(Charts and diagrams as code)

◆ ◆ ◆ ◆ ◆

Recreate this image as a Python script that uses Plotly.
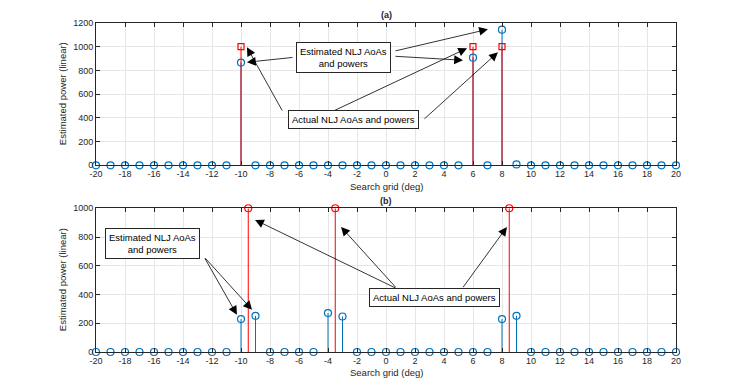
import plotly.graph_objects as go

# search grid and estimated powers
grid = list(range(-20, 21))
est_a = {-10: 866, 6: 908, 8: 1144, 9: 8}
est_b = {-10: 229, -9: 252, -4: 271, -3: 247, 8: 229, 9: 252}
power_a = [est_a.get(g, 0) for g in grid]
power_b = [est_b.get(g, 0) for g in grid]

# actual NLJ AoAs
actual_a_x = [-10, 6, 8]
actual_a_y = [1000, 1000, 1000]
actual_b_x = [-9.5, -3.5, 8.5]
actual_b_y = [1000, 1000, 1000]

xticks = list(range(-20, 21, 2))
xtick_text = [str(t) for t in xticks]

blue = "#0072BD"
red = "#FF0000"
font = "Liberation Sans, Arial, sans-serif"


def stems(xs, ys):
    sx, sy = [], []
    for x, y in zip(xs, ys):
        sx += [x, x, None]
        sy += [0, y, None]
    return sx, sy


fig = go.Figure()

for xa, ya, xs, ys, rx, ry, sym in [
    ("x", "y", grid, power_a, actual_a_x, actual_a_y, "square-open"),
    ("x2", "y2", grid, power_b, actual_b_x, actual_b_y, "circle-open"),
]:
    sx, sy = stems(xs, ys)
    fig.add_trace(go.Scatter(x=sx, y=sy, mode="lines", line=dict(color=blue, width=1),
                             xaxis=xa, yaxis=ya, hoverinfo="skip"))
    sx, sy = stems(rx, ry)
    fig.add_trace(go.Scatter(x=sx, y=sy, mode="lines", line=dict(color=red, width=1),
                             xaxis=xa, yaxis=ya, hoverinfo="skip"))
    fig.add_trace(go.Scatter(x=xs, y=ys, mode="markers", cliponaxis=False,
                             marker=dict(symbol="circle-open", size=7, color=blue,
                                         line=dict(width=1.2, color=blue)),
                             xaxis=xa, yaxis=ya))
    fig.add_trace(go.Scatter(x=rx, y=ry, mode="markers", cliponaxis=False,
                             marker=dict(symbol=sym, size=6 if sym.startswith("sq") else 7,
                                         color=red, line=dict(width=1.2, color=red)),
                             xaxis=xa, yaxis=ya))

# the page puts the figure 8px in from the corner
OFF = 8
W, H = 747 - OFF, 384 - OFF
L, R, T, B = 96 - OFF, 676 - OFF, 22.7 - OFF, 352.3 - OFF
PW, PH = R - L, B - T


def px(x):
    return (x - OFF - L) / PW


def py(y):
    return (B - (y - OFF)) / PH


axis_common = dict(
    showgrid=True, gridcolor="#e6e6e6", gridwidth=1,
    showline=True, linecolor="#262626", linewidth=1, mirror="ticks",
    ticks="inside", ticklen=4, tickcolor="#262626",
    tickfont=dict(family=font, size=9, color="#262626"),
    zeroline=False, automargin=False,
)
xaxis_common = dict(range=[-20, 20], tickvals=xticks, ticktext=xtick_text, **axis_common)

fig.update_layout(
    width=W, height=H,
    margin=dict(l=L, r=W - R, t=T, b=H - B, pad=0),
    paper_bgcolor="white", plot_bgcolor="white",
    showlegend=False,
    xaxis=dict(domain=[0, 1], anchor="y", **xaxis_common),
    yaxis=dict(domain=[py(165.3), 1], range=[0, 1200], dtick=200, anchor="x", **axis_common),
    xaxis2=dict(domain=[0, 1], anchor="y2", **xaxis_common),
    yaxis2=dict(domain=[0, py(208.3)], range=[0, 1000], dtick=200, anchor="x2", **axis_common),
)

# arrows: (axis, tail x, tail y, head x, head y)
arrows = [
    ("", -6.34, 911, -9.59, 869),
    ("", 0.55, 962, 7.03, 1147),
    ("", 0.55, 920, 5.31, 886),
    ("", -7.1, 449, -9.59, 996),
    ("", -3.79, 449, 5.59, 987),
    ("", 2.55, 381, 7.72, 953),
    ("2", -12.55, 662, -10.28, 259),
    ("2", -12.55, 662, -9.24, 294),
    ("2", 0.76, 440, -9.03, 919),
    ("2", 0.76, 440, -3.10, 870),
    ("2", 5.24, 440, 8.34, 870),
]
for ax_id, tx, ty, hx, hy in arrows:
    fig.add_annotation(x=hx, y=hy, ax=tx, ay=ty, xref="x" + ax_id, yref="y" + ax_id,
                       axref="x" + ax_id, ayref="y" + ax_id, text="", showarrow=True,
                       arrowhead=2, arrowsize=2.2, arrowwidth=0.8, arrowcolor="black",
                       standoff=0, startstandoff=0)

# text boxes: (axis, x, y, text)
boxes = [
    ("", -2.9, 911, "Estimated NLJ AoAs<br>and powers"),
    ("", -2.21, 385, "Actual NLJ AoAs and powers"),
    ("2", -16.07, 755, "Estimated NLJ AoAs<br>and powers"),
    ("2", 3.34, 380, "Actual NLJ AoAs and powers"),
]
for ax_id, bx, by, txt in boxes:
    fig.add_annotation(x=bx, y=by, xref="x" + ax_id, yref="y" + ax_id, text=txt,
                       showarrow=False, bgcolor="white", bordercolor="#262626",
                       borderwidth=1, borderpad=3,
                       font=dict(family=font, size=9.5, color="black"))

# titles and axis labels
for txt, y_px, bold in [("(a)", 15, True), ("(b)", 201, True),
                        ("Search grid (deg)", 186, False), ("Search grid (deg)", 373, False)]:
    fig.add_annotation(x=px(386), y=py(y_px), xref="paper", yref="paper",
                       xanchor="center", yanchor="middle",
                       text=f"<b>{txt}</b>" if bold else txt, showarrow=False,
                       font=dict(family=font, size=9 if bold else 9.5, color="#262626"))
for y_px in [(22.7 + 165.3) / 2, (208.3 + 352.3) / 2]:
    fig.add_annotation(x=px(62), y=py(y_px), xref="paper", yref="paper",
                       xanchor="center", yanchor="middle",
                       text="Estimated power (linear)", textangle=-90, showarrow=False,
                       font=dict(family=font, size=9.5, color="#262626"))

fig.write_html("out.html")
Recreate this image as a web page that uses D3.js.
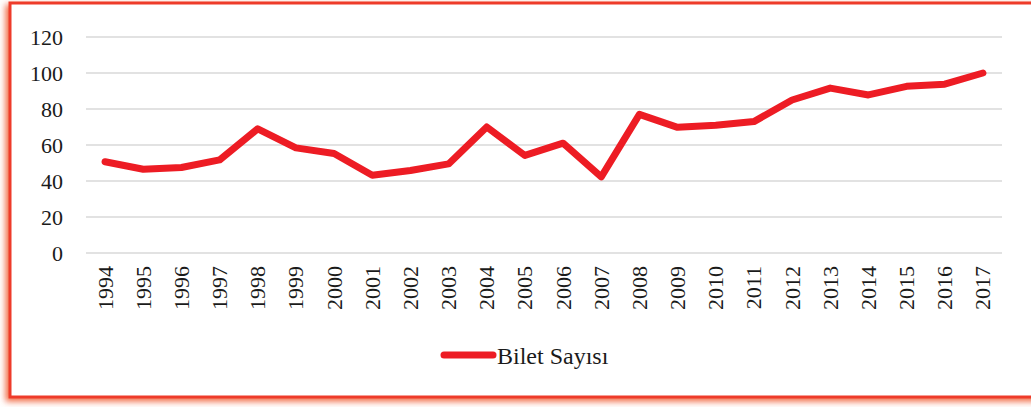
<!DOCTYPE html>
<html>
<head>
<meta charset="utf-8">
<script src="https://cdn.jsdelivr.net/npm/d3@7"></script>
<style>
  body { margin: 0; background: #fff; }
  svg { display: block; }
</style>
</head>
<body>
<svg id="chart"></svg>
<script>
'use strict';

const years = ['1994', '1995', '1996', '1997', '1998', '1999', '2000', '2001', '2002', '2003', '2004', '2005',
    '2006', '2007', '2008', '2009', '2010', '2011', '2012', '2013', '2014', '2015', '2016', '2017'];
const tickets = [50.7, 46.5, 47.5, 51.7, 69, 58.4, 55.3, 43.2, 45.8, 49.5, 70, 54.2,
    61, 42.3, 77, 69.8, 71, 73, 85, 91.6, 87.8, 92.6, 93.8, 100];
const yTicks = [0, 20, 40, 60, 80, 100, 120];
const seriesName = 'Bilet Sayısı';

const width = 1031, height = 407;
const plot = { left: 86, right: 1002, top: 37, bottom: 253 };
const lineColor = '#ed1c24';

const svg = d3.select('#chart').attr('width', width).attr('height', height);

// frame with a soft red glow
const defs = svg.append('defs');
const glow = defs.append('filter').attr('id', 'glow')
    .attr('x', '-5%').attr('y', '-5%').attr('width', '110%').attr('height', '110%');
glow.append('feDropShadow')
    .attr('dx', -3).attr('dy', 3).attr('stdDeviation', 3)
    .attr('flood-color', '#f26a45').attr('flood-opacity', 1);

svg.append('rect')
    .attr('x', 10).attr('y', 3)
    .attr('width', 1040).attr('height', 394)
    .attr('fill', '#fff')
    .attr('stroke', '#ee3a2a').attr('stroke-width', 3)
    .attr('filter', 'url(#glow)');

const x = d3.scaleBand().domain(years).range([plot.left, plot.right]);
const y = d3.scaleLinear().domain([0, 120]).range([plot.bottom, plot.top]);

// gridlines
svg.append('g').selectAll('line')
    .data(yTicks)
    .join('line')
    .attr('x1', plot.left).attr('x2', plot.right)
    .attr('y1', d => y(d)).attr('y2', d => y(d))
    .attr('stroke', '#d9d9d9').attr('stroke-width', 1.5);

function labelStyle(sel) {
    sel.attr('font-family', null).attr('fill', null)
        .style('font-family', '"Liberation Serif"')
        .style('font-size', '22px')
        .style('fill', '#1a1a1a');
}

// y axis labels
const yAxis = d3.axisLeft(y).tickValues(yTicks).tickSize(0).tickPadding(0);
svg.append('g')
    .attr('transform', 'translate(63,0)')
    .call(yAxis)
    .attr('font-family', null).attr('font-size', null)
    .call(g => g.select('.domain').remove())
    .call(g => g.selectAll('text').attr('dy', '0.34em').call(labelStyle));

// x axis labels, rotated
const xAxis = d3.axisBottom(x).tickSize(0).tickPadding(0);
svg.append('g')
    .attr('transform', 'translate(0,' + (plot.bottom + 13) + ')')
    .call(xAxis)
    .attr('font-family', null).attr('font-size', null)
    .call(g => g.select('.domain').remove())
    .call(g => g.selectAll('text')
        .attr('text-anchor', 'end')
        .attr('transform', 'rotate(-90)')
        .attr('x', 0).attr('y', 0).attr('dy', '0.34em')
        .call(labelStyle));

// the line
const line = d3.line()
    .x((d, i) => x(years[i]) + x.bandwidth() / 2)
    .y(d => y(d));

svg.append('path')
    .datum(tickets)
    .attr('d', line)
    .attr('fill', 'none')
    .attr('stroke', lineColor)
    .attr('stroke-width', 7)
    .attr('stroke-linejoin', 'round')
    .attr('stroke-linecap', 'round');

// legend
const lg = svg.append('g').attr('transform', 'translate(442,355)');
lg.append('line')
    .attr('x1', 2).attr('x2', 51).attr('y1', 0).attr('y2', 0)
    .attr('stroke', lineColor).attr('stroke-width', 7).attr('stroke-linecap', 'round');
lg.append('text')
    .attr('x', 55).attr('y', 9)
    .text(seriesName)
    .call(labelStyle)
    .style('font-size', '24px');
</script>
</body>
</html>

◆ ◆ ◆ ◆ ◆

**Exercise aim:** Set down again, exactly, the lines of the material above from its first line to the one with "return (x - OFF - L) / PW", inclusive. Leave the pictures out.

**Answer to the task:**
Recreate this image as a Python script that uses Plotly.
import plotly.graph_objects as go

# search grid and estimated powers
grid = list(range(-20, 21))
est_a = {-10: 866, 6: 908, 8: 1144, 9: 8}
est_b = {-10: 229, -9: 252, -4: 271, -3: 247, 8: 229, 9: 252}
power_a = [est_a.get(g, 0) for g in grid]
power_b = [est_b.get(g, 0) for g in grid]

# actual NLJ AoAs
actual_a_x = [-10, 6, 8]
actual_a_y = [1000, 1000, 1000]
actual_b_x = [-9.5, -3.5, 8.5]
actual_b_y = [1000, 1000, 1000]

xticks = list(range(-20, 21, 2))
xtick_text = [str(t) for t in xticks]

blue = "#0072BD"
red = "#FF0000"
font = "Liberation Sans, Arial, sans-serif"


def stems(xs, ys):
    sx, sy = [], []
    for x, y in zip(xs, ys):
        sx += [x, x, None]
        sy += [0, y, None]
    return sx, sy


fig = go.Figure()

for xa, ya, xs, ys, rx, ry, sym in [
    ("x", "y", grid, power_a, actual_a_x, actual_a_y, "square-open"),
    ("x2", "y2", grid, power_b, actual_b_x, actual_b_y, "circle-open"),
]:
    sx, sy = stems(xs, ys)
    fig.add_trace(go.Scatter(x=sx, y=sy, mode="lines", line=dict(color=blue, width=1),
                             xaxis=xa, yaxis=ya, hoverinfo="skip"))
    sx, sy = stems(rx, ry)
    fig.add_trace(go.Scatter(x=sx, y=sy, mode="lines", line=dict(color=red, width=1),
                             xaxis=xa, yaxis=ya, hoverinfo="skip"))
    fig.add_trace(go.Scatter(x=xs, y=ys, mode="markers", cliponaxis=False,
                             marker=dict(symbol="circle-open", size=7, color=blue,
                                         line=dict(width=1.2, color=blue)),
                             xaxis=xa, yaxis=ya))
    fig.add_trace(go.Scatter(x=rx, y=ry, mode="markers", cliponaxis=False,
                             marker=dict(symbol=sym, size=6 if sym.startswith("sq") else 7,
                                         color=red, line=dict(width=1.2, color=red)),
                             xaxis=xa, yaxis=ya))

# the page puts the figure 8px in from the corner
OFF = 8
W, H = 747 - OFF, 384 - OFF
L, R, T, B = 96 - OFF, 676 - OFF, 22.7 - OFF, 352.3 - OFF
PW, PH = R - L, B - T


def px(x):
    return (x - OFF - L) / PW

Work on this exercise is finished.